MATERIAL »

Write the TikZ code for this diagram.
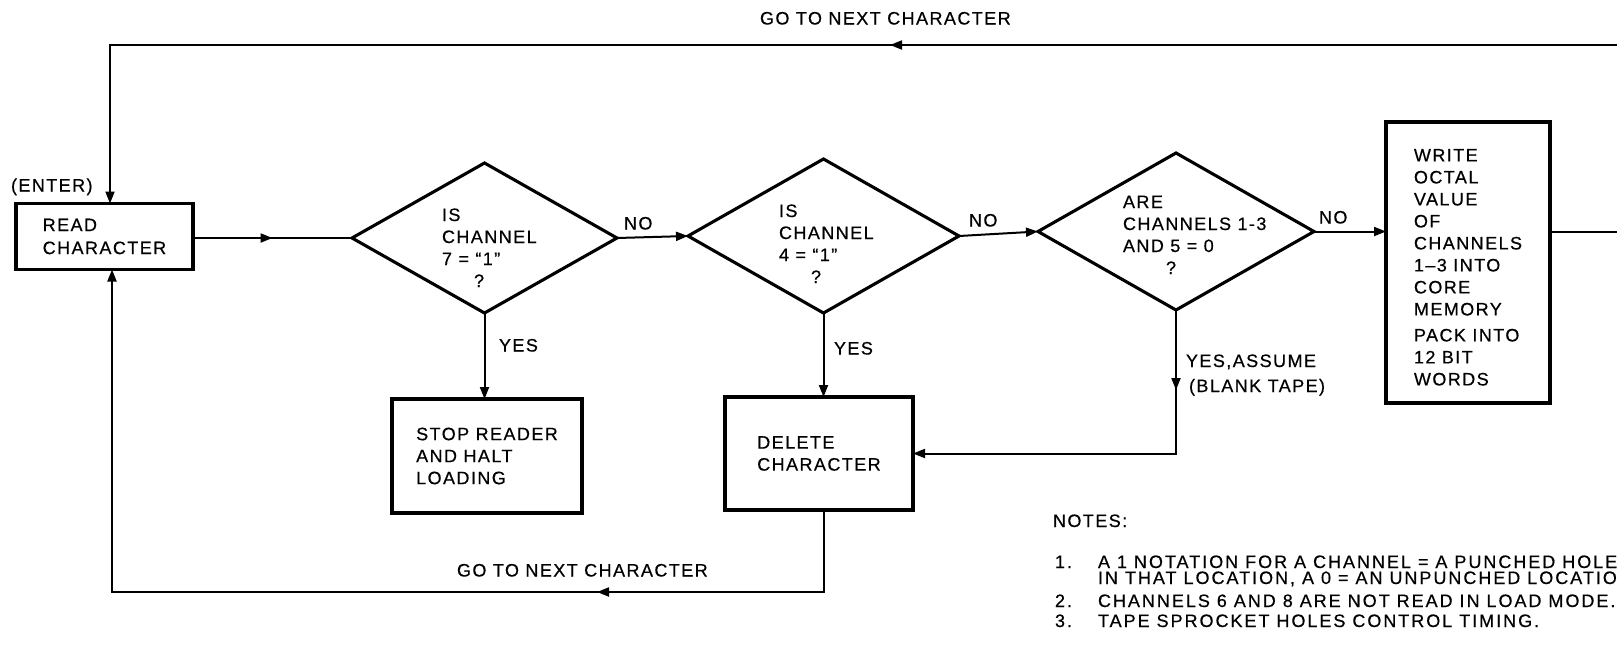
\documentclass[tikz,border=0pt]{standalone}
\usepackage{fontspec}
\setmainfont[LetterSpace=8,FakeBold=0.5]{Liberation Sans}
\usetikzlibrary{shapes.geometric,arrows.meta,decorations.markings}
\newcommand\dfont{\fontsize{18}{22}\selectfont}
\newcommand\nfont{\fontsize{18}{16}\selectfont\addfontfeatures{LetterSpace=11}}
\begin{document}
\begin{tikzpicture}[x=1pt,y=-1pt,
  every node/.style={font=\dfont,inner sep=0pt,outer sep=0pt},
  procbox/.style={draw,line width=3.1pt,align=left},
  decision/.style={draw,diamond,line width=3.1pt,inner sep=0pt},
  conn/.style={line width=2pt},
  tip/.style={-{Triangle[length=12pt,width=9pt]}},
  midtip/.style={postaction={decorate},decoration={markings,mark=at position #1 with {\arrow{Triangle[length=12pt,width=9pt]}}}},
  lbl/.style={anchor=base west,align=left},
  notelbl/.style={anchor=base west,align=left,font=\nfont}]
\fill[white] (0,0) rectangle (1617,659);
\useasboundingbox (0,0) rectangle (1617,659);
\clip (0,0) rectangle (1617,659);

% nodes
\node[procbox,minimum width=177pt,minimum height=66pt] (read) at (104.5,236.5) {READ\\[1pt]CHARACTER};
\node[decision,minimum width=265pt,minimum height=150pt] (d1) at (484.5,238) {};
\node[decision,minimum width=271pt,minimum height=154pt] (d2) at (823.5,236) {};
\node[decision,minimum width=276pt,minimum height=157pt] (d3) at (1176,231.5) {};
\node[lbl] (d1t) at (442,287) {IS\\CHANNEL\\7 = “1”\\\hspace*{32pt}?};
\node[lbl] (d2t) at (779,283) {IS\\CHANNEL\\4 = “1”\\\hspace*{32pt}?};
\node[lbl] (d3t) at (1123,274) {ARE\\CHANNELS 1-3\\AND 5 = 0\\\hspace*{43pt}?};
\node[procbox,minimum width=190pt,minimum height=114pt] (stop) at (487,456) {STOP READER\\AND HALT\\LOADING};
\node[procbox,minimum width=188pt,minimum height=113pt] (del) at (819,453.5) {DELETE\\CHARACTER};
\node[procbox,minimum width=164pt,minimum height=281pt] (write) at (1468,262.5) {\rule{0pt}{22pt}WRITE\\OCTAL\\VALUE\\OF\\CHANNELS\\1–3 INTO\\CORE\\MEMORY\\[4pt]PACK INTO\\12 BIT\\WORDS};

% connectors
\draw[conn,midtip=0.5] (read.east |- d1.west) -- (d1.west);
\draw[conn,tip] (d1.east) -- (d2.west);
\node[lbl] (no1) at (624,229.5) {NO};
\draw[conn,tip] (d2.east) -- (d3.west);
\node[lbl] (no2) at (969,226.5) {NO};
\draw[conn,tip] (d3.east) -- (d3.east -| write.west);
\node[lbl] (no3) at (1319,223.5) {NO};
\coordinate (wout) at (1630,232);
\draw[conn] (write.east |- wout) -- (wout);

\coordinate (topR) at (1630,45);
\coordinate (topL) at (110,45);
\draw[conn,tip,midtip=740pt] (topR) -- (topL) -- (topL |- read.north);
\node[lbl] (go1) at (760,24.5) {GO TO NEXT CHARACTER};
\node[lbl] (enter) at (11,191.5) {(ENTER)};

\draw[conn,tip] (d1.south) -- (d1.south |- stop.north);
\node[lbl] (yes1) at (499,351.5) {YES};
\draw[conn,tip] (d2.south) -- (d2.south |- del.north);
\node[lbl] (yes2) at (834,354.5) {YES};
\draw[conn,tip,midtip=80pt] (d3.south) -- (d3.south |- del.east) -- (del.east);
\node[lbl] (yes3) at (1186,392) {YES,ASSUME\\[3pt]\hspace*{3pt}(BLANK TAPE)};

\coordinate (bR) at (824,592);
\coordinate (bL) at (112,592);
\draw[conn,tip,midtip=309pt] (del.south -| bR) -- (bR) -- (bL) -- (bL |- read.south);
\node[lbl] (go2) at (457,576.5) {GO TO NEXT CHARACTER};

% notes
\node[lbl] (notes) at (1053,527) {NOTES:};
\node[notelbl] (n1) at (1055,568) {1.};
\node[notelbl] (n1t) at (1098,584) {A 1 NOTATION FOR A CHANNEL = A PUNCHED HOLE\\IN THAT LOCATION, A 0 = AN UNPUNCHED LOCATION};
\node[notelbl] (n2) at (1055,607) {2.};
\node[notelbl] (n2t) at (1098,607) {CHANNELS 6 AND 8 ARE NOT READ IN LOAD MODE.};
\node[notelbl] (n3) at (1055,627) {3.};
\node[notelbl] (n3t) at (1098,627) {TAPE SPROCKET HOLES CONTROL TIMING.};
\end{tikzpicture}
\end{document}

YOUR GOAL »
Reproduce the material above verbatim; omit every picture.

REPLY »
Write the TikZ code for this diagram.
\documentclass[tikz,border=0pt]{standalone}
\usepackage{fontspec}
\setmainfont[LetterSpace=8,FakeBold=0.5]{Liberation Sans}
\usetikzlibrary{shapes.geometric,arrows.meta,decorations.markings}
\newcommand\dfont{\fontsize{18}{22}\selectfont}
\newcommand\nfont{\fontsize{18}{16}\selectfont\addfontfeatures{LetterSpace=11}}
\begin{document}
\begin{tikzpicture}[x=1pt,y=-1pt,
  every node/.style={font=\dfont,inner sep=0pt,outer sep=0pt},
  procbox/.style={draw,line width=3.1pt,align=left},
  decision/.style={draw,diamond,line width=3.1pt,inner sep=0pt},
  conn/.style={line width=2pt},
  tip/.style={-{Triangle[length=12pt,width=9pt]}},
  midtip/.style={postaction={decorate},decoration={markings,mark=at position #1 with {\arrow{Triangle[length=12pt,width=9pt]}}}},
  lbl/.style={anchor=base west,align=left},
  notelbl/.style={anchor=base west,align=left,font=\nfont}]
\fill[white] (0,0) rectangle (1617,659);
\useasboundingbox (0,0) rectangle (1617,659);
\clip (0,0) rectangle (1617,659);

% nodes
\node[procbox,minimum width=177pt,minimum height=66pt] (read) at (104.5,236.5) {READ\\[1pt]CHARACTER};
\node[decision,minimum width=265pt,minimum height=150pt] (d1) at (484.5,238) {};
\node[decision,minimum width=271pt,minimum height=154pt] (d2) at (823.5,236) {};
\node[decision,minimum width=276pt,minimum height=157pt] (d3) at (1176,231.5) {};
\node[lbl] (d1t) at (442,287) {IS\\CHANNEL\\7 = “1”\\\hspace*{32pt}?};
\node[lbl] (d2t) at (779,283) {IS\\CHANNEL\\4 = “1”\\\hspace*{32pt}?};
\node[lbl] (d3t) at (1123,274) {ARE\\CHANNELS 1-3\\AND 5 = 0\\\hspace*{43pt}?};
\node[procbox,minimum width=190pt,minimum height=114pt] (stop) at (487,456) {STOP READER\\AND HALT\\LOADING};
\node[procbox,minimum width=188pt,minimum height=113pt] (del) at (819,453.5) {DELETE\\CHARACTER};
\node[procbox,minimum width=164pt,minimum height=281pt] (write) at (1468,262.5) {\rule{0pt}{22pt}WRITE\\OCTAL\\VALUE\\OF\\CHANNELS\\1–3 INTO\\CORE\\MEMORY\\[4pt]PACK INTO\\12 BIT\\WORDS};

% connectors
\draw[conn,midtip=0.5] (read.east |- d1.west) -- (d1.west);
\draw[conn,tip] (d1.east) -- (d2.west);
\node[lbl] (no1) at (624,229.5) {NO};
\draw[conn,tip] (d2.east) -- (d3.west);
\node[lbl] (no2) at (969,226.5) {NO};
\draw[conn,tip] (d3.east) -- (d3.east -| write.west);
\node[lbl] (no3) at (1319,223.5) {NO};
\coordinate (wout) at (1630,232);
\draw[conn] (write.east |- wout) -- (wout);

\coordinate (topR) at (1630,45);
\coordinate (topL) at (110,45);
\draw[conn,tip,midtip=740pt] (topR) -- (topL) -- (topL |- read.north);
\node[lbl] (go1) at (760,24.5) {GO TO NEXT CHARACTER};
\node[lbl] (enter) at (11,191.5) {(ENTER)};

\draw[conn,tip] (d1.south) -- (d1.south |- stop.north);
\node[lbl] (yes1) at (499,351.5) {YES};
\draw[conn,tip] (d2.south) -- (d2.south |- del.north);
\node[lbl] (yes2) at (834,354.5) {YES};
\draw[conn,tip,midtip=80pt] (d3.south) -- (d3.south |- del.east) -- (del.east);
\node[lbl] (yes3) at (1186,392) {YES,ASSUME\\[3pt]\hspace*{3pt}(BLANK TAPE)};

\coordinate (bR) at (824,592);
\coordinate (bL) at (112,592);
\draw[conn,tip,midtip=309pt] (del.south -| bR) -- (bR) -- (bL) -- (bL |- read.south);
\node[lbl] (go2) at (457,576.5) {GO TO NEXT CHARACTER};

% notes
\node[lbl] (notes) at (1053,527) {NOTES:};
\node[notelbl] (n1) at (1055,568) {1.};
\node[notelbl] (n1t) at (1098,584) {A 1 NOTATION FOR A CHANNEL = A PUNCHED HOLE\\IN THAT LOCATION, A 0 = AN UNPUNCHED LOCATION};
\node[notelbl] (n2) at (1055,607) {2.};
\node[notelbl] (n2t) at (1098,607) {CHANNELS 6 AND 8 ARE NOT READ IN LOAD MODE.};
\node[notelbl] (n3) at (1055,627) {3.};
\node[notelbl] (n3t) at (1098,627) {TAPE SPROCKET HOLES CONTROL TIMING.};
\end{tikzpicture}
\end{document}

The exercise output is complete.